Fiel au coeur
de Isabelle Bielecki, Pierre Moreau (Dessin)

critiqué par Débézed, le 27 mars 2023
(Besançon - 77 ans)


La note:  étoiles
La douleur du passé
Après avoir lu deux opus de la trilogie qu’Isabelle a consacrée à la vie de ses parents marqués à jamais par les séquelles de la deuxième guerre mondiale qu’ils ont traversé dans la douleur, je découvre aujourd’hui son talent de poétesse à travers ce recueil. J’ai retrouvé dans ses textes les démons qui ont perturbé sa vie familiale, le père marqué par les affres de la déportation, la mère par les traitements très rudes infligés dans le camp de travail agricole où elle était prisonnière. Ces démons n'hésitent pas à franchir le seuil des générations, ils s’attaquent aussi aux enfants, elle-même a connu la souffrance de vivre avec le passé de ses parents dans ses bagages. Cette trilogie est une véritable mine d’informations pour les psychogénéalogistes.
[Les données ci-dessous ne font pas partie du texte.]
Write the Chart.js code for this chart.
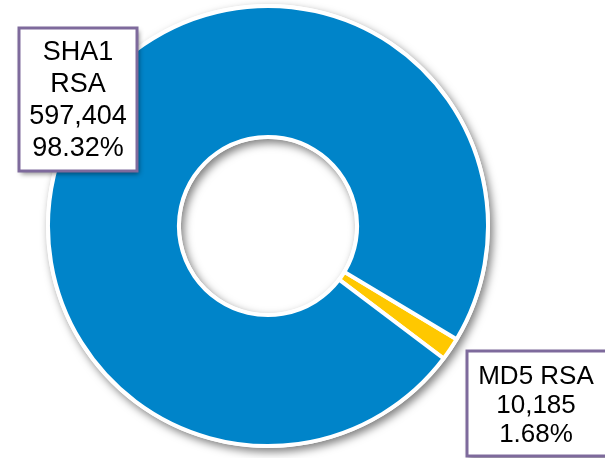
<!DOCTYPE html>
<html><head><meta charset="utf-8">
<script src="https://cdn.jsdelivr.net/npm/chart.js@4"></script>
<style>html,body{margin:0;padding:0;background:#fff;overflow:hidden}#wrap{width:605px;height:458px;position:relative}</style>
</head><body><div id="wrap"><canvas id="c"></canvas></div>
<script>
const categories = ['MD5 RSA', 'SHA1 RSA'];
const counts = [10185, 597404];
const sliceColors = ['#FFC800', '#0084C9'];
const labelLines = [['MD5 RSA'], ['SHA1', 'RSA']];

const total = counts.reduce((a, b) => a + b, 0);

const ringShadow = {
  id: 'ringShadow',
  beforeDatasetsDraw(chart) {
    const arc = chart.getDatasetMeta(0).data[0];
    if (!arc) return;
    const { x, y, outerRadius, innerRadius } = arc;
    const ctx = chart.ctx;
    ctx.save();
    ctx.shadowColor = 'rgba(0,0,0,0.5)';
    ctx.shadowBlur = 8;
    ctx.shadowOffsetX = 3;
    ctx.shadowOffsetY = 4;
    ctx.beginPath();
    ctx.arc(x, y, outerRadius + 2, 0, Math.PI * 2);
    ctx.arc(x, y, innerRadius - 2, 0, Math.PI * 2, true);
    ctx.fillStyle = '#fff';
    ctx.fill();
    ctx.restore();
  }
};

const labelBoxes = {
  id: 'labelBoxes',
  afterDatasetsDraw(chart, args, opts) {
    const ctx = chart.ctx;
    opts.boxes.forEach((b, i) => {
      const v = counts[i];
      const lines = labelLines[i].concat([
        v.toLocaleString('en-US'),
        (v / total * 100).toFixed(2) + '%'
      ]);
      ctx.save();
      ctx.shadowColor = 'rgba(0,0,0,0.45)';
      ctx.shadowBlur = 5;
      ctx.shadowOffsetX = 2;
      ctx.shadowOffsetY = 3;
      ctx.fillStyle = '#fff';
      ctx.fillRect(b.x, b.y, b.w, b.h);
      ctx.restore();
      ctx.save();
      ctx.strokeStyle = '#7E6A9C';
      ctx.lineWidth = 3;
      ctx.strokeRect(b.x, b.y, b.w, b.h);
      ctx.fillStyle = '#000';
      ctx.font = b.font;
      ctx.textAlign = 'center';
      ctx.textBaseline = 'middle';
      lines.forEach((t, k) => ctx.fillText(t, b.cx, b.ty + k * b.lh));
      ctx.restore();
    });
  }
};

new Chart(document.getElementById('c'), {
  type: 'doughnut',
  data: {
    labels: categories,
    datasets: [{
      data: counts,
      backgroundColor: sliceColors,
      borderColor: '#ffffff',
      borderWidth: 4
    }]
  },
  options: {
    responsive: true,
    maintainAspectRatio: false,
    animation: false,
    rotation: 121,
    cutout: '40.5%',
    layout: { padding: { left: 46, right: 115, top: 4, bottom: 10 } },
    plugins: {
      legend: { display: false },
      tooltip: { enabled: false },
      labelBoxes: {
        boxes: [
          { x: 467, y: 351, w: 146, h: 105, cx: 536, ty: 377, lh: 29, font: '26px "Liberation Sans", Arial, sans-serif' },
          { x: 19, y: 28, w: 118, h: 143, cx: 78, ty: 53, lh: 32, font: '27px "Liberation Sans", Arial, sans-serif' }
        ]
      }
    }
  },
  plugins: [ringShadow, labelBoxes]
});
</script></body></html>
Dans sa fine préface, Martine Rouhart explique que dans ce recueil de poésie, Isabelle « a réussi par un étrange jeu de reflets, à ressentir des obsessions qui ne sont pas les siennes, à penser, agir et réagir comme cet homme, bref, à entrer littéralement dans cette tête … et à démonter ce démon ». Personnellement, j’ai pensé que cet homme pouvait être une métaphore de ce que fut la vie de ses parents, et la sienne, en proie à tous les démons ramenés dans leurs bagages après la guerre.

Ces poèmes racontent la vie d’un homme pris de folie, sujet à des névroses, qui s’enferme, se calfeutre chez lui pour ne pas rencontrer ses démons, pour les tenir en échec loin de lui. Une obsession forcenée l’anime contre ses angoisses, ses frayeurs, ses délires, tout ce qui bouge, fait du bruit, tout ce qui pourrait l’atteindre d‘une façon ou d’une autre. « Chez lui / Il a tout repeint en blanc / Comme ce là-bas / Qu’il a quitté / En vainqueur / De ces démons / … ».

Isabelle s’exprime dans des poèmes très courts construits avec des vers tout aussi courts, quelques mots seulement parfois un ou deux guère plus et pourtant ses textes sont toujours d’une rare puissance évocatrice surtout quand elle évoque l’asile quitté par le héros : « Le moindre faux pas / Et c’est l’enfermement / Le vrai aux murs blancs / Qu’il a quitté / A force de courbettes ». Ces murs blancs qui reviennent plusieurs fois dans le recueil comme le symbole de l’enferment dans cet asile. Une grande économie de mots pour dire une angoisse submersive et un désespoir abyssal. Ce style de poésie, le « stichou », est un genre qu’Isabelle a créé pour que chacun puisse avec des mots simples, exprimer ses idées et même dire des choses parfois très fortes, très douloureuses…

Rongé par ses démons, le héros n’est pas fou, il est simplement victime du passé qui encombre sa besace. « Masque la face / De ton passé / Tu n’es pas malade / Mais différent / Lui a confié / Un psy / Dont il a égaré / Le nom ». Et ce passé me ramène à ce que j’ai déjà lu dans la trilogie d’Isabelle, des souvenirs lourd, trop lourds pour être portés par un seul individu. Et si le héros était une image de son père qui a porté un passé tellement douloureux qu’il s’est même transmis à sa fille. Un passé noir et plein de ramifications comme les photos de Pierre Moreau qui illustrent si bien ce recueil avec toute sa noirceur.